#### To be done
Your task is to write out only the lines running from the line with "Convert this chart to matplotlib code." to the line with "step_hours = 4", both ends kept, with no images.

#### Extracted material

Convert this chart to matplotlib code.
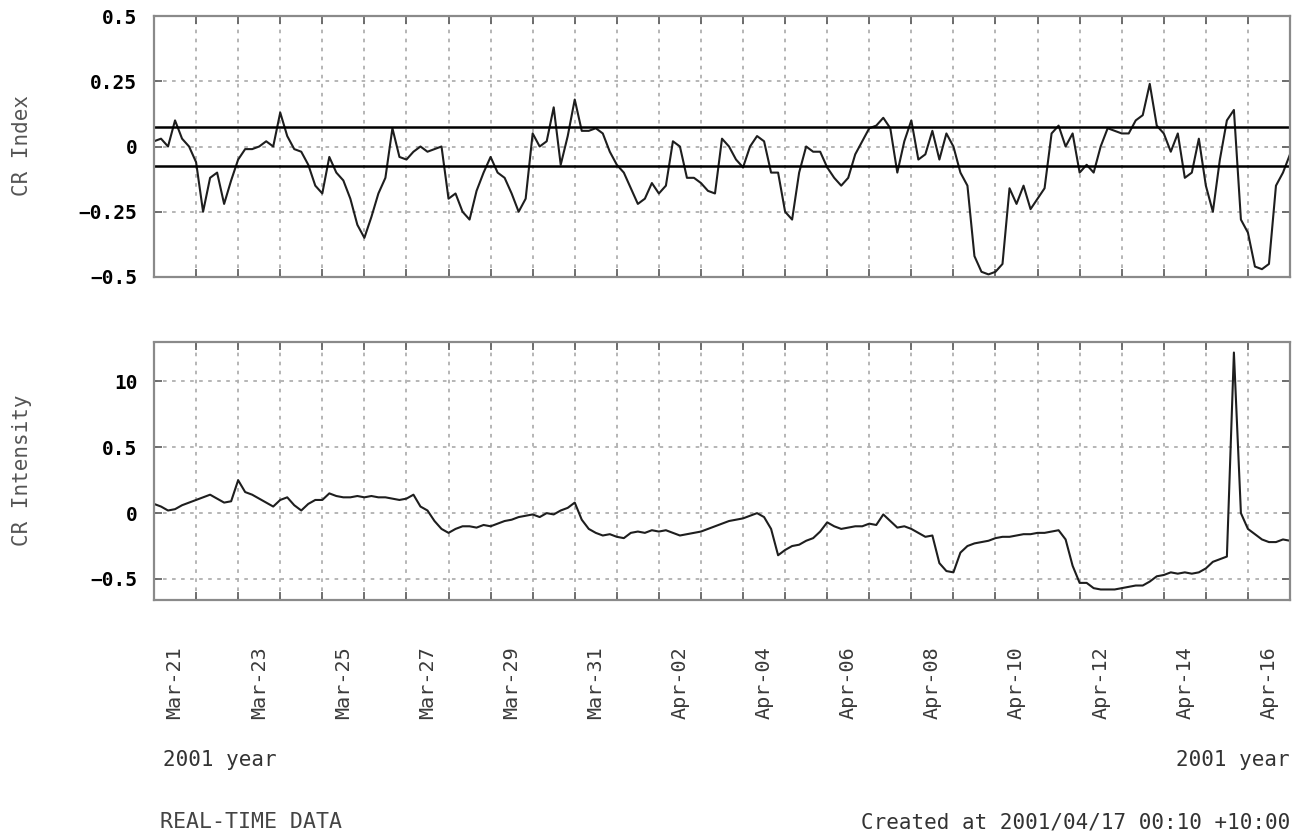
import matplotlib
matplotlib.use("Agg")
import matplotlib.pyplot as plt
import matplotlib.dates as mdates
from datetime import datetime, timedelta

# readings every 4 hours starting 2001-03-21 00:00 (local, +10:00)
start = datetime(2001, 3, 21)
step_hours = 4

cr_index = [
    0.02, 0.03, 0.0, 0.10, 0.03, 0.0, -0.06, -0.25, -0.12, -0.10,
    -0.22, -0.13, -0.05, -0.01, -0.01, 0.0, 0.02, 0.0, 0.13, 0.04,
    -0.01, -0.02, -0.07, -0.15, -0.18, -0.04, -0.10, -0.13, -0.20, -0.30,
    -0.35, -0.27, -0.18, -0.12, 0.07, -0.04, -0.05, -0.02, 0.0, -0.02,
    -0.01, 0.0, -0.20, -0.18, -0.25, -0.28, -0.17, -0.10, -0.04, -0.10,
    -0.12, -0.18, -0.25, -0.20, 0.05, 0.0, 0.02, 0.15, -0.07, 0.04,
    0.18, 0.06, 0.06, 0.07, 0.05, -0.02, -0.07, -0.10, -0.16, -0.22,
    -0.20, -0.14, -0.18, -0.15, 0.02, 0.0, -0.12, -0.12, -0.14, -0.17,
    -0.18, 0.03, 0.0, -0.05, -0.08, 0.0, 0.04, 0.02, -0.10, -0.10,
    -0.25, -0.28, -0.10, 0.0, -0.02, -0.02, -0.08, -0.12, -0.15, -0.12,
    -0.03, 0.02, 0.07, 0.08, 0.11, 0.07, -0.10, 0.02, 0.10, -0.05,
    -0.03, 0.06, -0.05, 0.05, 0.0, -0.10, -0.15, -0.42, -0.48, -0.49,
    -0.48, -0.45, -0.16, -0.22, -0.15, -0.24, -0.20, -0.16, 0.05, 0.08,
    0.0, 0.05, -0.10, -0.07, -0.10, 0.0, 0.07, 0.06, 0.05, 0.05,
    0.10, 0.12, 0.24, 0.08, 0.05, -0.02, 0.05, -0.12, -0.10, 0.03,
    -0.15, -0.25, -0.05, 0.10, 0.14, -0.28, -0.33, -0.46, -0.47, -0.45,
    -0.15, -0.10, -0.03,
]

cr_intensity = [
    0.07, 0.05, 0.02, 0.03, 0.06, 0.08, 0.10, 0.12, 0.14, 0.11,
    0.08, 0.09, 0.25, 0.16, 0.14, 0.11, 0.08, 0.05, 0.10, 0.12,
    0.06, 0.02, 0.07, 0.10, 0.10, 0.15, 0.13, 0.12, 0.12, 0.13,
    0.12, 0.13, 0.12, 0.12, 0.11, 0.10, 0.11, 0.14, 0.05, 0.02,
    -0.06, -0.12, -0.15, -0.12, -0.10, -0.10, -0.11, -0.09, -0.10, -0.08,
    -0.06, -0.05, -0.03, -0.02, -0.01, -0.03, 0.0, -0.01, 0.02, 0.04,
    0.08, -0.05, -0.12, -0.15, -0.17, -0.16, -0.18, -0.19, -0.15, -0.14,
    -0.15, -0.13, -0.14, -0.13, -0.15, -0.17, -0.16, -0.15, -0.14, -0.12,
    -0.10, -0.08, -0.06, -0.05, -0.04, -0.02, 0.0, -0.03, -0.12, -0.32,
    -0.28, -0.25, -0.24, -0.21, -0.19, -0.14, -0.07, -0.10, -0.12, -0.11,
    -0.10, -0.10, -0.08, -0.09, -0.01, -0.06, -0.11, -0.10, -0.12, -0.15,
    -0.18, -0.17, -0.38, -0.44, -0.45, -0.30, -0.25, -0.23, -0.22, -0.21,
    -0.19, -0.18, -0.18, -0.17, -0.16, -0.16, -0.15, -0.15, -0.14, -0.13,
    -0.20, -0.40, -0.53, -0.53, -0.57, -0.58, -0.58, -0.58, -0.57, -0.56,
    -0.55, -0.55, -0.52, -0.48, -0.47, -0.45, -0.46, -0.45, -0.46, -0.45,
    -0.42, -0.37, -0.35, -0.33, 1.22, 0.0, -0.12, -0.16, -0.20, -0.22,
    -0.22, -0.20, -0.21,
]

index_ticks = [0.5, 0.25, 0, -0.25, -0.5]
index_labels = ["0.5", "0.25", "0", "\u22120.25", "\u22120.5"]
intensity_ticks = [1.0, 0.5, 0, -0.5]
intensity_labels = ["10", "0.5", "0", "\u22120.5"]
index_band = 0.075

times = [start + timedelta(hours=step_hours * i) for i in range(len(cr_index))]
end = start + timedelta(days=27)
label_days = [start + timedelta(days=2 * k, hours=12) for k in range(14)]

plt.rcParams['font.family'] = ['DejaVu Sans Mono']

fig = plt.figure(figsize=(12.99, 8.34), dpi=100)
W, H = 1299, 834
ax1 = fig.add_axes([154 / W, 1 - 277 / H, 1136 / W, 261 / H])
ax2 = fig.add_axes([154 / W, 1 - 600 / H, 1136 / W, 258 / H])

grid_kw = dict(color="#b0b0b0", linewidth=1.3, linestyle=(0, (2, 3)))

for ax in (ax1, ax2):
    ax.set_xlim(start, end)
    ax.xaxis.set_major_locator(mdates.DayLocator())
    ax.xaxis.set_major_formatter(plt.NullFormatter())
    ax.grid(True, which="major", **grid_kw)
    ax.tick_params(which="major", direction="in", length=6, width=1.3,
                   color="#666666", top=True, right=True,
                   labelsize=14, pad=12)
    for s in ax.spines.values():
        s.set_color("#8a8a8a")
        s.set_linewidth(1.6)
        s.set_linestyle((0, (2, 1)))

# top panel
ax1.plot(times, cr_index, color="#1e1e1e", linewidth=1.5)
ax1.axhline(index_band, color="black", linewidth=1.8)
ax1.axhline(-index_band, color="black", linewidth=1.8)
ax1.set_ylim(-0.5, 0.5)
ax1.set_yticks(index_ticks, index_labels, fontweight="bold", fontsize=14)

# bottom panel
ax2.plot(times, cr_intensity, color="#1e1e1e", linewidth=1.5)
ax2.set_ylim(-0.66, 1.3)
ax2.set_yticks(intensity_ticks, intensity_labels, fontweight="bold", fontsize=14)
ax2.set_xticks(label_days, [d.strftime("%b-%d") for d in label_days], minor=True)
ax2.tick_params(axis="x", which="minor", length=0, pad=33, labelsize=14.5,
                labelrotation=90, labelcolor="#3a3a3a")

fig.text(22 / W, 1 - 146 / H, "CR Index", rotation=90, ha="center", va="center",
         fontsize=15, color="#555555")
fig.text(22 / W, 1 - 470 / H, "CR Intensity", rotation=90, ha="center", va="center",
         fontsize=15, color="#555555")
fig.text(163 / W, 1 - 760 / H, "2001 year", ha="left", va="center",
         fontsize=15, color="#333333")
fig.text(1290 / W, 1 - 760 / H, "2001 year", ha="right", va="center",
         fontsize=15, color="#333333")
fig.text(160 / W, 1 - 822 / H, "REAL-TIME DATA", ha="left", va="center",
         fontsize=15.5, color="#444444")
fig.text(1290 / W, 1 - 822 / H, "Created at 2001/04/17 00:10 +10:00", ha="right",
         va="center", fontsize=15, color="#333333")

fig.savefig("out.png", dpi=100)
==
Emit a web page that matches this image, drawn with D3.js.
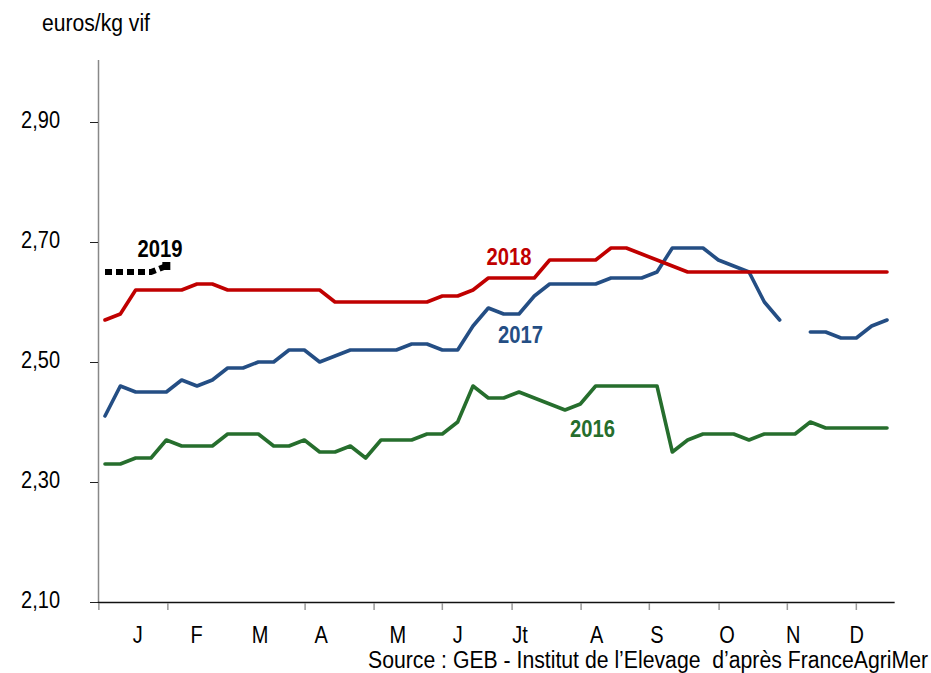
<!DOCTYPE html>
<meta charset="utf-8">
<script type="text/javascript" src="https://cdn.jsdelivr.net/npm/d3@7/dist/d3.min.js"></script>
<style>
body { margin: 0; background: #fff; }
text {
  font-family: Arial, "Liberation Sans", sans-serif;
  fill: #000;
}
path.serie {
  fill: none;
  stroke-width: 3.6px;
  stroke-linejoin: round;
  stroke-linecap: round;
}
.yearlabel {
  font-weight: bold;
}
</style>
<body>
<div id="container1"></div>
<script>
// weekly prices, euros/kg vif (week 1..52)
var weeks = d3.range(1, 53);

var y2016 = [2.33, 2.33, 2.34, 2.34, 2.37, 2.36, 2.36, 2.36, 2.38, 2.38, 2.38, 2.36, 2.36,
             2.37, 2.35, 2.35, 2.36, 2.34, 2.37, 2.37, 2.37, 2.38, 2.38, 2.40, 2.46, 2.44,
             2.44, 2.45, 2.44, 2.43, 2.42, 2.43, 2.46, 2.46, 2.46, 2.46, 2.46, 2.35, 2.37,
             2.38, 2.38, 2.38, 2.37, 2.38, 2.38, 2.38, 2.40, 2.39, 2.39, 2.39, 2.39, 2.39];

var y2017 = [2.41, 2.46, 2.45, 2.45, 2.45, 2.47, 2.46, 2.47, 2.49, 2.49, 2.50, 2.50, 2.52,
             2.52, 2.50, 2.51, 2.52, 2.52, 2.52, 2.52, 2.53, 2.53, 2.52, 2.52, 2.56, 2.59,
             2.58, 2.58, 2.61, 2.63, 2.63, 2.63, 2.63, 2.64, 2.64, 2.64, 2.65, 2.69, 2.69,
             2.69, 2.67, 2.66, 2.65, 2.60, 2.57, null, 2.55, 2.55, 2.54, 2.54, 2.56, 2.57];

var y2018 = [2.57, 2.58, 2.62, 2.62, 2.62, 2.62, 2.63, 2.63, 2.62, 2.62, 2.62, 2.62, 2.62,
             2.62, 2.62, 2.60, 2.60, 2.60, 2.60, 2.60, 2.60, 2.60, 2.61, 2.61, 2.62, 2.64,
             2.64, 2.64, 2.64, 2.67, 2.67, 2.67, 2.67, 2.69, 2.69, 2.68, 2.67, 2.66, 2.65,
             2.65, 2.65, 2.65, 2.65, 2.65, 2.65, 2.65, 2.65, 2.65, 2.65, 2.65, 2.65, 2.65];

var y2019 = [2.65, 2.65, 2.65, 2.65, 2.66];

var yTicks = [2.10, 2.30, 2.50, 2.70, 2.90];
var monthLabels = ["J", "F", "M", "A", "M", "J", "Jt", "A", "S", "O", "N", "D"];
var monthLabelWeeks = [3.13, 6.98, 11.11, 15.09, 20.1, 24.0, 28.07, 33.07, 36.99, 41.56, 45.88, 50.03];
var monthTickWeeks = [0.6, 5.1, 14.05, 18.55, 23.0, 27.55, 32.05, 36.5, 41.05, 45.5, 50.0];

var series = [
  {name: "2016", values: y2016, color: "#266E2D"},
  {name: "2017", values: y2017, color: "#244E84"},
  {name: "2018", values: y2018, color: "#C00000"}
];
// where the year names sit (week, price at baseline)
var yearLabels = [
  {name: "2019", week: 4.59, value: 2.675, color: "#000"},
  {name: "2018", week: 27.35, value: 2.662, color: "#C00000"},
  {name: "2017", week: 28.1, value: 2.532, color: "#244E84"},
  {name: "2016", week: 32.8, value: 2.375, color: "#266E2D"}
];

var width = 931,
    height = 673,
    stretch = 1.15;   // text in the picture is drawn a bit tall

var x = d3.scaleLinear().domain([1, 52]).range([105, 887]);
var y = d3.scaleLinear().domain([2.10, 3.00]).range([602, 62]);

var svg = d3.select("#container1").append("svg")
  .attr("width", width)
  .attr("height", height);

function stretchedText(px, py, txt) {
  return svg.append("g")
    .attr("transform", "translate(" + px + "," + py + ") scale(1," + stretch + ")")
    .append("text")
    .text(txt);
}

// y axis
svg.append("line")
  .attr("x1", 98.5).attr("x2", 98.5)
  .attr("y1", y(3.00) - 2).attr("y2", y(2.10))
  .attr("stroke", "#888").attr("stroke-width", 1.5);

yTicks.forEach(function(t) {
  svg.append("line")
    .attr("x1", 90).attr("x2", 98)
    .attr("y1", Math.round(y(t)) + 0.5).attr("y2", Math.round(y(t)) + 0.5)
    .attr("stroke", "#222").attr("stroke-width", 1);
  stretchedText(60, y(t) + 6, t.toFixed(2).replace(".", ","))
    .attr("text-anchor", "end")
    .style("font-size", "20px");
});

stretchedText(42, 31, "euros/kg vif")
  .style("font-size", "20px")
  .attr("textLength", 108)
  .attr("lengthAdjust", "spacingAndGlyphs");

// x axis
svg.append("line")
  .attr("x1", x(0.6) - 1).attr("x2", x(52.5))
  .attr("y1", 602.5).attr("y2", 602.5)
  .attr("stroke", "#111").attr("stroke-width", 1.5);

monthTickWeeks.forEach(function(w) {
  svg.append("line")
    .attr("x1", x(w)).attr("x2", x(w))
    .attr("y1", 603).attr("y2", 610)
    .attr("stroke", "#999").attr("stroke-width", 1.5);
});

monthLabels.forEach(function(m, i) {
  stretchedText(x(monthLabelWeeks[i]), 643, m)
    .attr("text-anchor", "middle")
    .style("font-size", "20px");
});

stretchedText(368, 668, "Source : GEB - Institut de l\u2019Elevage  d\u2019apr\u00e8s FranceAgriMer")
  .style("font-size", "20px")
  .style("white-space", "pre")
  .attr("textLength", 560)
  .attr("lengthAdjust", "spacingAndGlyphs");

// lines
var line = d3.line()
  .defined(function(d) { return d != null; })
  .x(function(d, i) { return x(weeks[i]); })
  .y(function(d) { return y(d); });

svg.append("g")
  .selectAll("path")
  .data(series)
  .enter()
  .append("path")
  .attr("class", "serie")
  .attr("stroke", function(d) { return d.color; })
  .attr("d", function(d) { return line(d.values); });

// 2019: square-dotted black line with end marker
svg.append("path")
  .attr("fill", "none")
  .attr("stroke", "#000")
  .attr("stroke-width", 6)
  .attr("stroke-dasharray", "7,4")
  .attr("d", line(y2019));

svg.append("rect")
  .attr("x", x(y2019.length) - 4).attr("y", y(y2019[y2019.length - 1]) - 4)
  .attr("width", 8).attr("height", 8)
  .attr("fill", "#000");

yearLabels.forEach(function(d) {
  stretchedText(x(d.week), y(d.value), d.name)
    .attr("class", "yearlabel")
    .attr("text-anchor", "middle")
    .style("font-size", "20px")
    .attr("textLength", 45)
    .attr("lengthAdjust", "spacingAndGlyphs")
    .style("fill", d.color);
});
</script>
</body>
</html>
* * *
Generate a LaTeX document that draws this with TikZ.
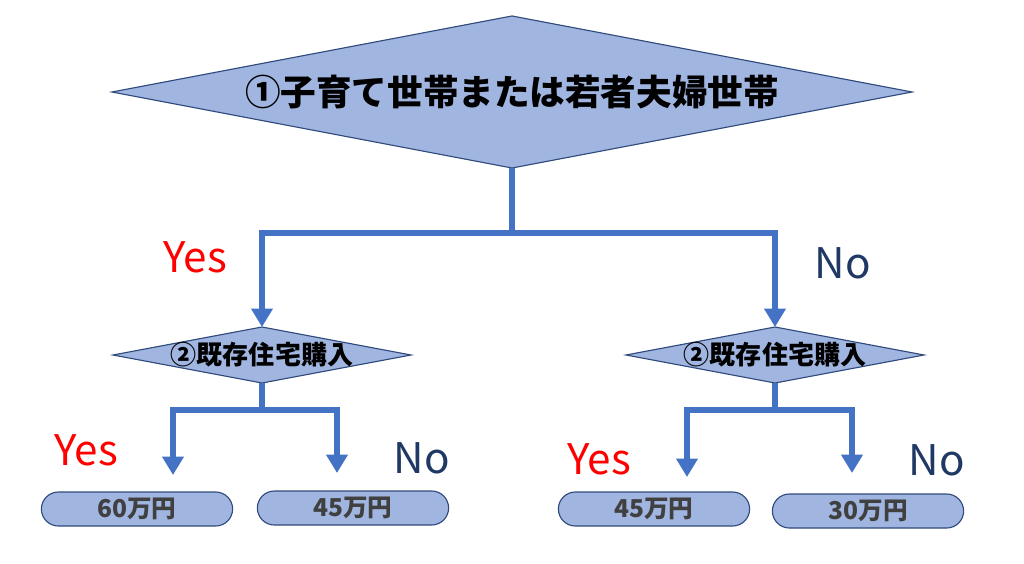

#### Solution
Convert this chart to matplotlib code.
import matplotlib
matplotlib.use("Agg")
import matplotlib.pyplot as plt
import matplotlib.dates as mdates
from datetime import datetime, timedelta

# readings every 4 hours starting 2001-03-21 00:00 (local, +10:00)
start = datetime(2001, 3, 21)
step_hours = 4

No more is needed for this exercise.